To be done: Retype only the lines from the one containing "Clone this chart in Chart.js." through the one containing "['GG3'], ['ElyC_C'], ['Control']];", both included, word for word. Pictures stay out of the copy.

Input for this task:
━━━━━━━━
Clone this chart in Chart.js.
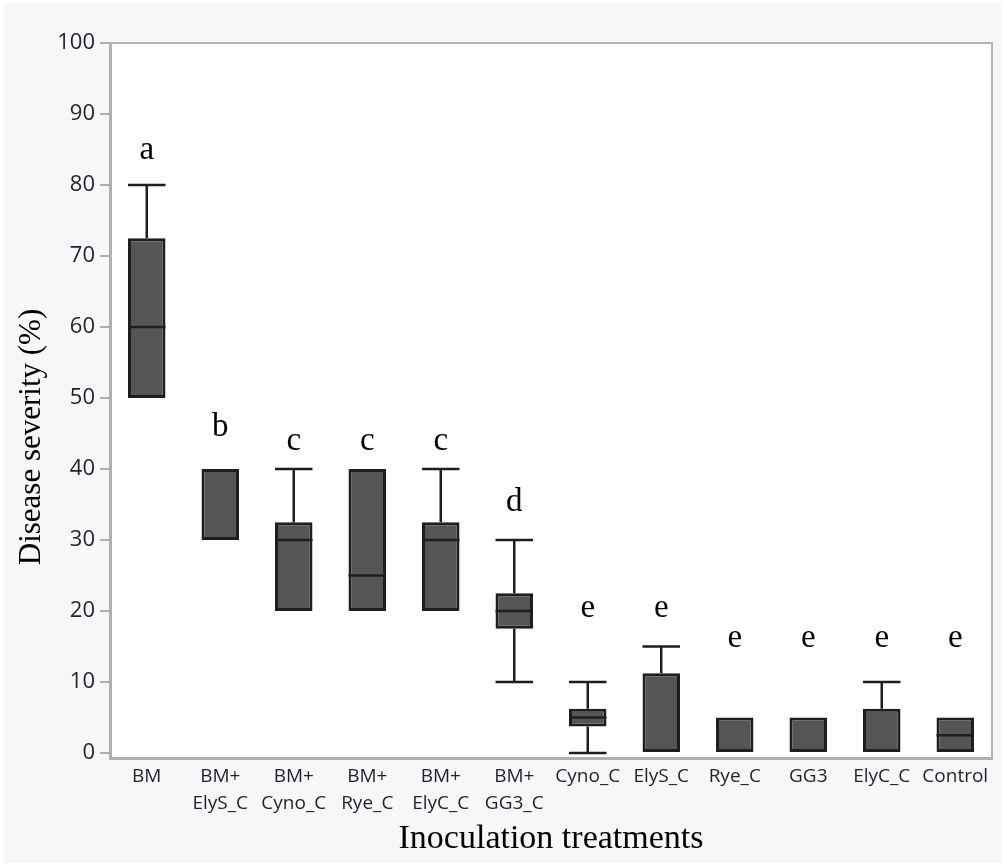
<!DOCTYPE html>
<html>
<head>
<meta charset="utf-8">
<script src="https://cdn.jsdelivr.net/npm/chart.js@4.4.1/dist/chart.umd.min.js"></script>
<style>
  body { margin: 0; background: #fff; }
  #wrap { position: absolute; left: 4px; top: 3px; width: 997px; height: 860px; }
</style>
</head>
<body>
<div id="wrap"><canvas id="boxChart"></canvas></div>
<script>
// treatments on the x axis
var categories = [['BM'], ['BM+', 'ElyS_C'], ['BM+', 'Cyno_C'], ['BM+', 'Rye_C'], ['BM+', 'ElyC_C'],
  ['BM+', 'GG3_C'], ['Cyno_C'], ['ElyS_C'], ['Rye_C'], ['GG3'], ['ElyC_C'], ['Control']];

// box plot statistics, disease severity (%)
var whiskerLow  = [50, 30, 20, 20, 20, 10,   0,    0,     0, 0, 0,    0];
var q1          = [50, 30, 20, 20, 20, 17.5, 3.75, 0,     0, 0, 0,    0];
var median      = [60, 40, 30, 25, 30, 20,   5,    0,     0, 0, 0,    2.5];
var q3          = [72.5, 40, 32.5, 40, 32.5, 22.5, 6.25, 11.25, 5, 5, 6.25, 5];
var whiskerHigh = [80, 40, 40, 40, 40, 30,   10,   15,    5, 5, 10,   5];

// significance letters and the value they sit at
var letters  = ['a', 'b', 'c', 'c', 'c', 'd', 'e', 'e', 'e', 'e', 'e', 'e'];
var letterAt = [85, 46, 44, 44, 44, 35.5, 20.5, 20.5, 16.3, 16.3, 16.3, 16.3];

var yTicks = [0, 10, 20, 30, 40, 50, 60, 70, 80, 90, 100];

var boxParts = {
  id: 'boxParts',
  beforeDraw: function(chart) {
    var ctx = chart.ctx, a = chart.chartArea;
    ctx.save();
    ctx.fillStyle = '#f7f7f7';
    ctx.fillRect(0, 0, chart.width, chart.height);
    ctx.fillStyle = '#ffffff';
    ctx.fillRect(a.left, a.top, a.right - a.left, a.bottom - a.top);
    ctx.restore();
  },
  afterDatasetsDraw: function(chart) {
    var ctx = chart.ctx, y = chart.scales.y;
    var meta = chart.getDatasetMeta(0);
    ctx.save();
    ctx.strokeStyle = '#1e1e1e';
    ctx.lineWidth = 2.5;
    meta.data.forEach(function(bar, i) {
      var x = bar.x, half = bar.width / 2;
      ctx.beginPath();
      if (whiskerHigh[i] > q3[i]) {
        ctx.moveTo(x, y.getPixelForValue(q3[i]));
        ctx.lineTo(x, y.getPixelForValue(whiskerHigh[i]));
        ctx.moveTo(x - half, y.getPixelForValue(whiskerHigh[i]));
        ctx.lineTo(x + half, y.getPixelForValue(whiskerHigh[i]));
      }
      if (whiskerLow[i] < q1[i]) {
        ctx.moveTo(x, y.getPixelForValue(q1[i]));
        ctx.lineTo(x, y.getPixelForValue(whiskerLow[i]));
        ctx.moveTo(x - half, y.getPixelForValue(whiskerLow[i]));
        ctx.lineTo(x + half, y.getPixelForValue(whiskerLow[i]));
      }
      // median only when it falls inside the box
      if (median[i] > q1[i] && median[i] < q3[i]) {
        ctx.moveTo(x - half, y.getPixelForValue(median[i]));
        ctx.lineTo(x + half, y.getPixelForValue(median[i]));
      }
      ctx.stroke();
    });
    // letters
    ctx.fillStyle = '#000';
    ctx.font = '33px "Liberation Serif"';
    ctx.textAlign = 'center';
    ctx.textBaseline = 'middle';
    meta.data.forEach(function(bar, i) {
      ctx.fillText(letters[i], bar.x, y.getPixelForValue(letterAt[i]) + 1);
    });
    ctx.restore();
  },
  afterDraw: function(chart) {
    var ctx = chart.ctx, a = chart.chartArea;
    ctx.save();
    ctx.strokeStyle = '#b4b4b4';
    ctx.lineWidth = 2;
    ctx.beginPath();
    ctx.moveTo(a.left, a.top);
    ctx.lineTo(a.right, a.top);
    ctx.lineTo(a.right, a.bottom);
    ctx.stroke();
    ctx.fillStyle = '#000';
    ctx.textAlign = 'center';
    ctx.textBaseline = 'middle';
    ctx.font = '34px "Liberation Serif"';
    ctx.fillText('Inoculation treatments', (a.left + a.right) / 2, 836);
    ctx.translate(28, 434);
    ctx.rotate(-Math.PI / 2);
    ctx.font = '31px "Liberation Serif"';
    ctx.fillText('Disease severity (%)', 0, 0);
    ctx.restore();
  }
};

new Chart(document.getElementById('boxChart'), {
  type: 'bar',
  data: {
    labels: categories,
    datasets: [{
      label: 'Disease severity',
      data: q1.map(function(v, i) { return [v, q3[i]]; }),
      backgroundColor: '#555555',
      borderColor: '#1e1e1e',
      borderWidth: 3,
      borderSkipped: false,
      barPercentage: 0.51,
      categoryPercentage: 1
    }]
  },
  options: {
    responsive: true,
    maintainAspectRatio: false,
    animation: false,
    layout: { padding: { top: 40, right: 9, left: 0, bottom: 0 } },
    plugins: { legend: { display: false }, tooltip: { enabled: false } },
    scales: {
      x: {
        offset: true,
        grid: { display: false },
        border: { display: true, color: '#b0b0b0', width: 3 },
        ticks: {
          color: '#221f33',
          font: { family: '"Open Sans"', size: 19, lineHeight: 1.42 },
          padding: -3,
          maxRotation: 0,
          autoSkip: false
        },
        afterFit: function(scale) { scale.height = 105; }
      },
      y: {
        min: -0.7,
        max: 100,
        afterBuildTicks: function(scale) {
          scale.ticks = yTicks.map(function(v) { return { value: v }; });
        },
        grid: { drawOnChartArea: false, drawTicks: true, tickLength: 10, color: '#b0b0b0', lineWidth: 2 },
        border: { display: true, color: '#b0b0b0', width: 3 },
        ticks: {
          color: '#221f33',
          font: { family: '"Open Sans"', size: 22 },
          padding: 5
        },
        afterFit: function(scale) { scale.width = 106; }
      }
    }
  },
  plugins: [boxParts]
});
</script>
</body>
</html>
━━━━━━━━
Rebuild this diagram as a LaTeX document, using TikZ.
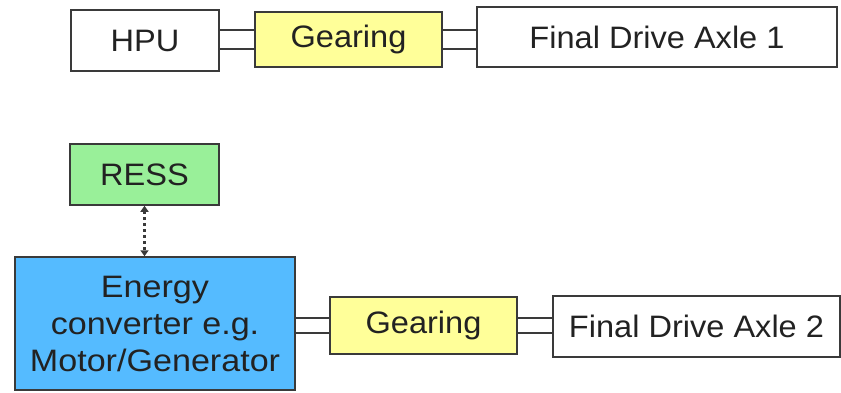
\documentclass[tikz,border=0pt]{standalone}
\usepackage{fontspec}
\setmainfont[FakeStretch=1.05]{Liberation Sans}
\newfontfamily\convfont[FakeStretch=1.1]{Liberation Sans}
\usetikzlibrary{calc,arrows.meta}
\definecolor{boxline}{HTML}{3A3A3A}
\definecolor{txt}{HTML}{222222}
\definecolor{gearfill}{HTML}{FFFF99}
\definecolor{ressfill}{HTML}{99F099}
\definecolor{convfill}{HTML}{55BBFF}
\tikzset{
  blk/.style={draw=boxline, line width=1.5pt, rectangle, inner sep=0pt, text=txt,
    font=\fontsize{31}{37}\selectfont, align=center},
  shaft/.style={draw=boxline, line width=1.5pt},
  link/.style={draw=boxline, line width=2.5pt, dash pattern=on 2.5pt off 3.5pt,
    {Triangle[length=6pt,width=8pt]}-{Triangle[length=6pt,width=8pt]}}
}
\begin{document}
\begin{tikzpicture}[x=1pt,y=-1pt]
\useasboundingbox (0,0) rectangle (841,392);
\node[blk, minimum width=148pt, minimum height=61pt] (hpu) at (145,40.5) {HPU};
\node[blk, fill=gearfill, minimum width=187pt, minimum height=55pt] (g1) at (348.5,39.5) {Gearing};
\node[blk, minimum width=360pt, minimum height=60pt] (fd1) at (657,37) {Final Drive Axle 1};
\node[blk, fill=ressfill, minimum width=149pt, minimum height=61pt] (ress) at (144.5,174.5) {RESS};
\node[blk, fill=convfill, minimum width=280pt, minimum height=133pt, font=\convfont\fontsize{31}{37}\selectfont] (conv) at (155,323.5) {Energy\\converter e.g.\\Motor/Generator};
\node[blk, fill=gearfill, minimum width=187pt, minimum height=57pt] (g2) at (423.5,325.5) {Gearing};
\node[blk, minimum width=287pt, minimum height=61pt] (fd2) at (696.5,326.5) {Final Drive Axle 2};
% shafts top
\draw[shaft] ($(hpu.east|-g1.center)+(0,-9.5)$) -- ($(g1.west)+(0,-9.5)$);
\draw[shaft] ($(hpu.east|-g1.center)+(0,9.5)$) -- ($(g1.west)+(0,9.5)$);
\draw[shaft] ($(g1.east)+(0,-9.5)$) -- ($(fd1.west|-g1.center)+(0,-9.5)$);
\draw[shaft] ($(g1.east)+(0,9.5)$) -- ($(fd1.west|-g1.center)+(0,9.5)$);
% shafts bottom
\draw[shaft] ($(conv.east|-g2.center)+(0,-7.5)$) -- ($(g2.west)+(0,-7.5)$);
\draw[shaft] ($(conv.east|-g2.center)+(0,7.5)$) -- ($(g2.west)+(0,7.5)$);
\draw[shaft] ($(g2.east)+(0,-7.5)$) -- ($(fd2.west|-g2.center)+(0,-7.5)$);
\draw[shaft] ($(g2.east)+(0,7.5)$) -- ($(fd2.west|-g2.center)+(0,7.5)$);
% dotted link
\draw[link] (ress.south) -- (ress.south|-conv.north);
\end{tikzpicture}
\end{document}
━━━━━━━━
Complete answer:
Clone this chart in Chart.js.
<!DOCTYPE html>
<html>
<head>
<meta charset="utf-8">
<script src="https://cdn.jsdelivr.net/npm/chart.js@4.4.1/dist/chart.umd.min.js"></script>
<style>
  body { margin: 0; background: #fff; }
  #wrap { position: absolute; left: 4px; top: 3px; width: 997px; height: 860px; }
</style>
</head>
<body>
<div id="wrap"><canvas id="boxChart"></canvas></div>
<script>
// treatments on the x axis
var categories = [['BM'], ['BM+', 'ElyS_C'], ['BM+', 'Cyno_C'], ['BM+', 'Rye_C'], ['BM+', 'ElyC_C'],
  ['BM+', 'GG3_C'], ['Cyno_C'], ['ElyS_C'], ['Rye_C'], ['GG3'], ['ElyC_C'], ['Control']];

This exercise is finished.